■ **MATERIAL PROVIDED**
--------------------------------------------------
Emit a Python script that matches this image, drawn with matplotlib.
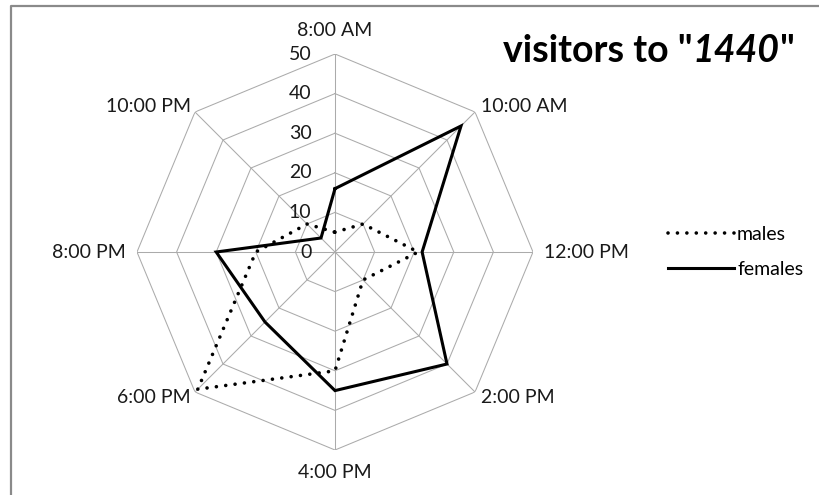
import numpy as np
import matplotlib
matplotlib.use("Agg")
import matplotlib.pyplot as plt
from matplotlib.lines import Line2D

plt.rcParams['font.family'] = ['Lato', 'DejaVu Sans']

# visitor counts per two-hour slot
hours = ['8:00 AM', '10:00 AM', '12:00 PM', '2:00 PM',
         '4:00 PM', '6:00 PM', '8:00 PM', '10:00 PM']
males = [5, 10, 21, 10, 30, 49, 20, 10]
females = [16, 45, 22, 40, 35, 25, 30, 5]
rings = [10, 20, 30, 40, 50]
ring_labels = ['0', '10', '20', '30', '40', '50']

GRID = '#ababab'
LABEL_SIZE = 14

W, H = 820, 495
fig = plt.figure(figsize=(W / 100, H / 100), dpi=100)

# polar axes centred at (335, 252) px, radius 198 px
cx, cy, rad = 335, 252, 198
ax = fig.add_axes([(cx - rad) / W, (H - cy - rad) / H, 2 * rad / W, 2 * rad / H],
                  projection='polar')
ax.set_theta_offset(np.pi / 2)
ax.set_theta_direction(-1)
ax.set_ylim(0, rings[-1])
ax.grid(False)
ax.set_xticks([])
ax.set_yticks([])
ax.spines['polar'].set_visible(False)
ax.patch.set_visible(False)

n = len(hours)
theta = np.arange(n) * 2 * np.pi / n
theta_c = np.append(theta, theta[0])

# octagonal web
for r in rings:
    ax.plot(theta_c, [r] * (n + 1), color=GRID, lw=0.75, zorder=1)
for t in theta:
    ax.plot([t, t], [0, rings[-1]], color=GRID, lw=0.75, zorder=1)

# series
ax.plot(theta_c, males + males[:1], color='black', lw=2.6,
        linestyle=(0, (0.01, 2.6)), dash_capstyle='round', label='males', zorder=3)
ax.plot(theta_c, females + females[:1], color='black', lw=2.2,
        solid_joinstyle='miter', label='females', zorder=3)

# value scale along the top spoke
for i, lab in enumerate(ring_labels):
    ax.annotate(lab, xy=(0, i * 10), xytext=(-17, 0), textcoords='offset points',
                ha='right', va='center', fontsize=LABEL_SIZE, color='#1a1a1a')

# category labels round the outside (offsets in points)
offsets = [(0, 17, 'center'), (4, 4, 'left'), (8, 0, 'left'), (4, -4, 'left'),
           (0, -16, 'center'), (-3, -4, 'right'), (-8, 0, 'right'), (-3, 4, 'right')]
for t, lab, (dx, dy, ha) in zip(theta, hours, offsets):
    ax.annotate(lab, xy=(t, rings[-1]), xytext=(dx, dy), textcoords='offset points',
                ha=ha, va='center', fontsize=LABEL_SIZE, color='#1a1a1a')

# title with the italic name
t1 = fig.text(503 / W, 1 - 62 / H, 'visitors to "', fontsize=27,
              fontweight='bold', ha='left', va='baseline')
t2 = ax.annotate('1440', xy=(1, 0), xycoords=t1, fontsize=27, fontweight='bold',
                 fontstyle='italic', ha='left', va='bottom')
ax.annotate('"', xy=(1, 0), xycoords=t2, fontsize=27, fontweight='bold',
            ha='left', va='bottom')

leg = fig.legend(loc='center left', bbox_to_anchor=(668 / W, 1 - 252 / H),
                 frameon=False, fontsize=LABEL_SIZE, handlelength=3.4,
                 handletextpad=0.15, labelspacing=0.95, borderpad=0,
                 borderaxespad=0)

# chart-area border, only the top and left edges fall inside the image
fig.add_artist(Line2D([11 / W, 11 / W, 1.0], [0.0, 1 - 5.5 / H, 1 - 5.5 / H],
                      transform=fig.transFigure, color='#8a8a8a', lw=1.6))

fig.savefig('out.png', dpi=100)
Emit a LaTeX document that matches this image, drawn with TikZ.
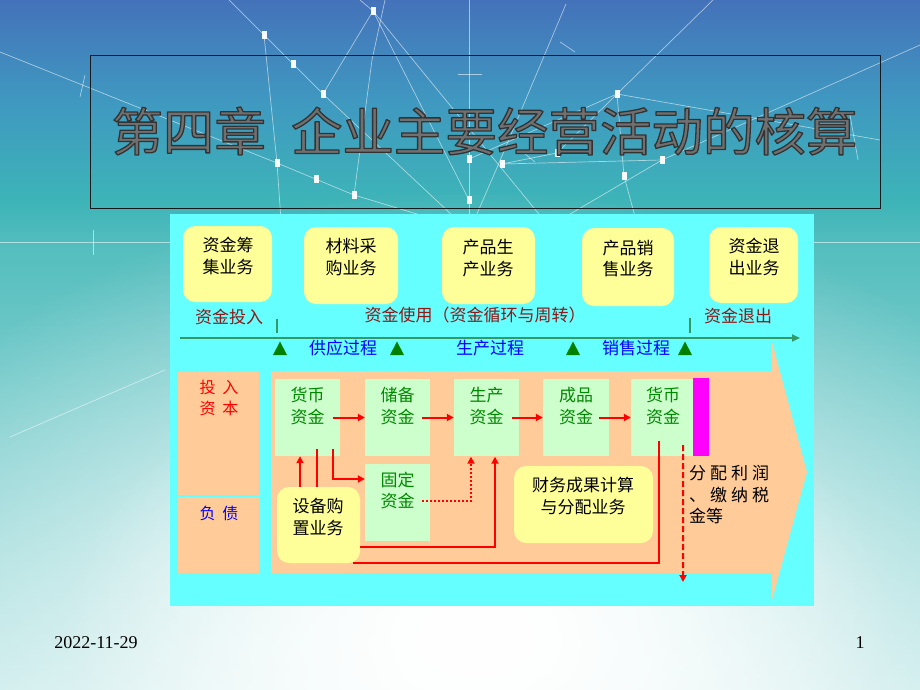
\documentclass[tikz,border=0pt]{standalone}
\usepackage{fontspec}
\setmainfont{Liberation Serif}
\newfontfamily\cjk{Noto Sans CJK SC}
\usetikzlibrary{arrows.meta,fadings}
\definecolor{bgA}{HTML}{4472BA}
\definecolor{bgB}{HTML}{3F98C0}
\definecolor{bgC}{HTML}{3DB4B8}
\definecolor{bgD}{HTML}{55BEBE}
\definecolor{bgE}{HTML}{C5E9E9}
\definecolor{cyanp}{HTML}{66FFFF}
\definecolor{peach}{HTML}{FFCC99}
\definecolor{lgreen}{HTML}{CCFFCC}
\definecolor{ylw}{HTML}{FFFF99}
\definecolor{mag}{HTML}{FF00FF}
\definecolor{gtext}{HTML}{008800}
\definecolor{dred}{HTML}{8B1A1A}
\definecolor{axisg}{HTML}{339966}
\definecolor{trig}{HTML}{008000}
\definecolor{titlegray}{HTML}{707070}
\pgfdeclareverticalshading{bgshade}{100bp}{color(0bp)=(bgE); color(25bp)=(bgE); color(57bp)=(bgD); color(60.5bp)=(bgC); color(67.75bp)=(bgB); color(75bp)=(bgA); color(100bp)=(bgA)}
\tikzfading[name=glowfade, inner color=transparent!0, outer color=transparent!100]
\newcommand{\outlineon}{\special{pdf:literal 0.2 0.2 0.2 RG 1.3 w 1 j 2 Tr}}
\newcommand{\outlineoff}{\special{pdf:literal 0 Tr}}
\tikzset{
  ybox/.style={fill=ylw, rounded corners=12pt, inner sep=0pt},
  gbox/.style={fill=lgreen, inner sep=0pt},
  pbox/.style={fill=peach, inner sep=0pt},
  blacktxt/.style={font=\cjk\fontsize{17}{21.5}\selectfont, align=center, inner sep=0pt, text=black},
  greentxt/.style={font=\cjk\fontsize{17}{21.5}\selectfont, align=center, inner sep=0pt, text=gtext},
  redlbl/.style={font=\cjk\fontsize{17}{20}\selectfont, inner sep=0pt, text=dred},
  bluelbl/.style={font=\cjk\fontsize{17}{20}\selectfont, inner sep=0pt, text=blue},
  ra/.style={draw=red, line width=2pt, -{Triangle[length=7pt,width=7pt]}},
  rl/.style={draw=red, line width=2pt},
  netline/.style={draw=white, line width=0.7pt, opacity=0.55},
  netsq/.style={fill=white, opacity=0.95},
}
\begin{document}
\begin{tikzpicture}[x=1pt,y=-1pt]
\useasboundingbox (0,0) rectangle (920,690);
% background
\shade[shading=bgshade] (0,0) rectangle (920,690);
\fill[white, path fading=glowfade] (470,640) ellipse [x radius=650pt, y radius=450pt];
\fill[white, path fading=glowfade] (480,630) ellipse [x radius=420pt, y radius=280pt];
% network decoration
\begin{scope}
\clip (0,0) rectangle (920,690);
\draw[netline] (229,0) -- (264,35) -- (293,64) -- (323,94) -- (470,232);
\draw[netline] (360,0) -- (373,11) -- (323,94);
\draw[netline] (373,11) -- (469,200);
\draw[netline] (373,11) -- (556,235);
\draw[netline] (385,0) -- (372,60) -- (354,195);
\draw[netline] (264,35) -- (277,163) -- (282,235);
\draw[netline] (0,52) -- (277,163) -- (354,195) -- (470,230);
\draw[netline] (469,0) -- (469,235);
\draw[netline] (566,4) -- (499,163) -- (470,230);
\draw[netline] (713,0) -- (617,94) -- (469,159);
\draw[netline] (617,94) -- (557,153) -- (502,164);
\draw[netline] (920,45) -- (662,160) -- (560,220);
\draw[netline] (617,94) -- (624,176) -- (640,235);
\draw[netline] (662,160) -- (502,164);
\draw[netline] (617,94) -- (880,140);
\draw[netline] (0,242) -- (170,242);
\draw[netline] (814,242) -- (920,242);
\draw[netline] (10,437) -- (165,370);
\draw[netline] (93,230) -- (93,255);
\draw[netline] (240,228) -- (240,256);
\draw[netline] (560,42) -- (575,52);
\draw[netline] (520,150) -- (535,162);
\draw[netline] (850,115) -- (858,160);
\draw[netline] (458,74) -- (482,74);
\draw[netline] (85,75) -- (80,97);
\foreach \p in {(373,11),(264,35),(293,64),(323,94),(617,94),(277,163),(316,179),(354,195),(469,200),(469,159),(502,164),(557,153),(624,176),(662,160)}
  \fill[netsq] \p ++(-2.5,-4) rectangle ++(5,8);
\end{scope}
% title
\node[draw=black!90, line width=0.8pt, minimum width=790pt, minimum height=153pt, inner sep=0pt] (tbox) at (485,131.5) {};
\node[font=\cjk\fontsize{51.5}{52}\selectfont, text=titlegray, inner sep=0pt] (title) at (484.5,131)
  {\outlineon 第四章\hspace{25pt}企业主要经营活动的核算\outlineoff};
% cyan panel
\node[fill=cyanp, minimum width=644pt, minimum height=392pt, inner sep=0pt] (panel) at (492,410) {};
% top business boxes
\node[ybox, minimum width=89pt, minimum height=76pt] (b1) at (227.5,264) {};
\node[ybox, minimum width=94pt, minimum height=77pt] (b2) at (351,265.5) {};
\node[ybox, minimum width=93pt, minimum height=77pt] (b3) at (488.5,265.5) {};
\node[ybox, minimum width=92pt, minimum height=78pt] (b4) at (628,267) {};
\node[ybox, minimum width=89pt, minimum height=76pt] (b5) at (753.5,265) {};
\node[blacktxt] (b1t) at (228,256) {资金筹\\集业务};
\node[blacktxt] (b2t) at (351,257) {材料采\\购业务};
\node[blacktxt] (b3t) at (488,258) {产品生\\产业务};
\node[blacktxt] (b4t) at (628,258.5) {产品销\\售业务};
\node[blacktxt] (b5t) at (754,257) {资金退\\出业务};
% stage labels
\node[redlbl] (l1) at (229,317) {资金投入};
\node[redlbl] (l2) at (475,315) {资金使用（资金循环与周转）};
\node[redlbl] (l3) at (738,316) {资金退出};
\draw[axisg, line width=2pt] (276.5,319) -- (276.5,333);
\draw[axisg, line width=2pt] (690,318) -- (690,333);
\coordinate (axs) at (180,338);
\coordinate (axe) at (800,338);
\draw[axisg, line width=1.8pt, -{Triangle[length=8pt,width=7pt]}] (axs) -- (axe);
\foreach \x in {280,397,573,685}
  \fill[trig] (\x-7,355) -- (\x+7,355) -- (\x,341.5) -- cycle;
\node[bluelbl] (p1) at (343,348) {供应过程};
\node[bluelbl] (p2) at (490,348) {生产过程};
\node[bluelbl] (p3) at (636,348) {销售过程};
% left column
\node[pbox, minimum width=81pt, minimum height=123pt] (L1) at (218.5,433.5) {};
\node[pbox, minimum width=81pt, minimum height=76pt] (L2) at (218.5,535) {};
\node[font=\cjk\fontsize{16}{21}\selectfont, text=red, align=center, inner sep=0pt] (L1t) at (219,397.5) {投\hspace{7pt}入\\资\hspace{7pt}本};
\node[font=\cjk\fontsize{16}{21}\selectfont, text=blue, inner sep=0pt] (L2t) at (219,513) {负\hspace{7pt}债};
% big arrow
\fill[peach] (271,371) -- (772,371) -- (772,342) -- (807,472) -- (772,600) -- (772,573) -- (271,573) -- cycle;
% fund boxes
\node[gbox, minimum width=65pt, minimum height=77pt] (m1) at (307.5,417.5) {};
\node[gbox, minimum width=65pt, minimum height=77pt] (m2) at (397.5,417.5) {};
\node[gbox, minimum width=65pt, minimum height=77pt] (fx) at (397.5,502.5) {};
\node[gbox, minimum width=65pt, minimum height=77pt] (m3) at (486.5,417.5) {};
\node[gbox, minimum width=66pt, minimum height=77pt] (m4) at (576,417.5) {};
\node[gbox, minimum width=62pt, minimum height=77pt] (m5) at (662,417.5) {};
\node[fill=mag, minimum width=16pt, minimum height=78pt, inner sep=0pt] (mg) at (701,417) {};
\node[greentxt] (m1t) at (307.5,406) {货币\\资金};
\node[greentxt] (m2t) at (397.5,406) {储备\\资金};
\node[greentxt] (fxt) at (397.5,490.5) {固定\\资金};
\node[greentxt] (m3t) at (486.5,406) {生产\\资金};
\node[greentxt] (m4t) at (576,406) {成品\\资金};
\node[greentxt] (m5t) at (663,406) {货币\\资金};
% lower business boxes
\node[ybox, minimum width=83pt, minimum height=76pt] (s) at (318.5,525) {};
\node[blacktxt] (st) at (318,517) {设备购\\置业务};
\node[ybox, minimum width=139pt, minimum height=77pt] (cb) at (583.5,504.5) {};
\node[blacktxt] (cbt) at (583,496) {财务成果计算\\与分配业务};
% distribution text
\node[font=\cjk\fontsize{17}{20}\selectfont, anchor=west, inner sep=0pt] (d1) at (689,473) {分\hspace{4pt}配\hspace{4pt}利\hspace{4pt}润};
\node[font=\cjk\fontsize{17}{20}\selectfont, anchor=west, inner sep=0pt] (d2) at (689,495) {、\hspace{4pt}缴\hspace{4pt}纳\hspace{4pt}税};
\node[font=\cjk\fontsize{17}{20}\selectfont, anchor=west, inner sep=0pt] (d3) at (689,516) {金等};
% flow arrows
\draw[ra] ([shift={(-7,0)}]m1.east) -- (m2.west);
\draw[ra] ([shift={(-8,0)}]m2.east) -- (m3.west);
\draw[ra] ([shift={(-7,0)}]m3.east) -- (m4.west);
\draw[ra] ([shift={(-10,0)}]m4.east) -- (m5.west);
\draw[ra] ([shift={(-7,-7)}]m1.south east) |- ([shift={(0,-23.5)}]fx.west);
\draw[ra] ([shift={(-18.5,0)}]s.north) -- ([shift={(-7.5,0)}]m1.south);
\draw[rl] ([shift={(9.5,-7)}]m1.south) -- ([shift={(-1.5,0)}]s.north);
\draw[ra, dotted] ([shift={(-8,-1.5)}]fx.east) -| ([shift={(-15.5,0.5)}]m3.south);
\draw[ra] ([shift={(0,22)}]s.east) -| ([shift={(8.5,0.5)}]m3.south);
\draw[rl] ([shift={(-3,-15)}]m5.south) |- ([shift={(34.5,0)}]s.south);
\coordinate (dend) at (683,582);
\draw[ra, dash pattern=on 6pt off 3pt] ([shift={(-10,-11)}]m5.south east) -- (dend);
% footer
\node[font=\fontsize{18}{18}\selectfont, inner sep=0pt] (date) at (96,643) {2022-11-29};
\node[font=\fontsize{18}{18}\selectfont, inner sep=0pt] (pg) at (860,643) {1};
\end{tikzpicture}
\end{document}
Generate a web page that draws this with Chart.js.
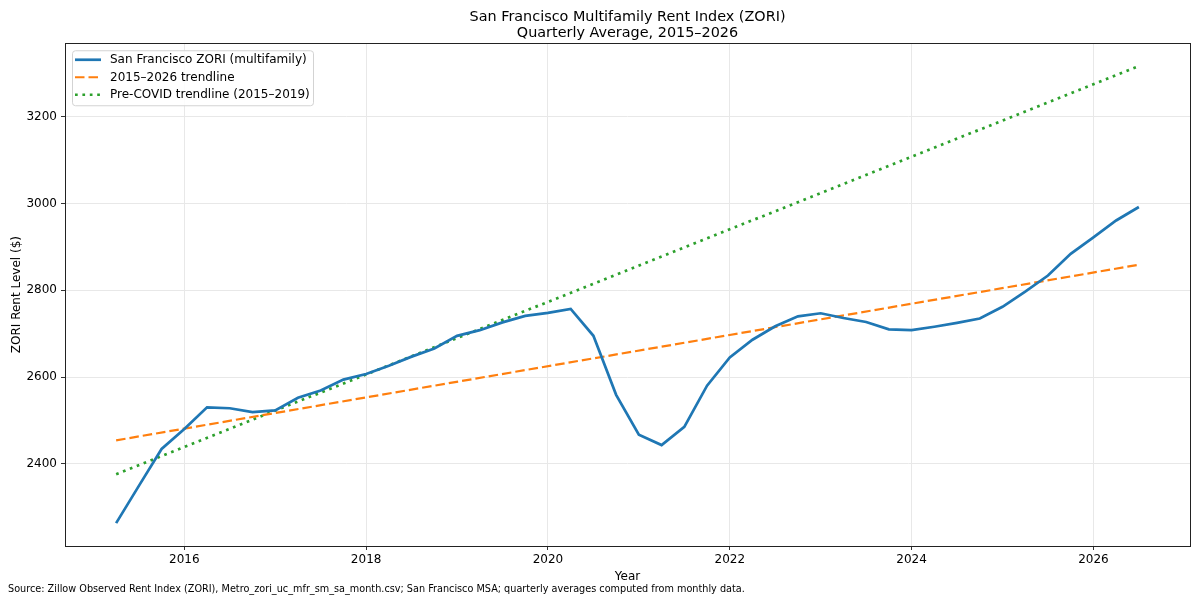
--------------------------------------------------
■ **EXERCISE AIM**
Find and copy each line above that includes the string "matches".

■ **EXERCISE ANSWER**
Emit a Python script that matches this image, drawn with matplotlib.
Emit a LaTeX document that matches this image, drawn with TikZ.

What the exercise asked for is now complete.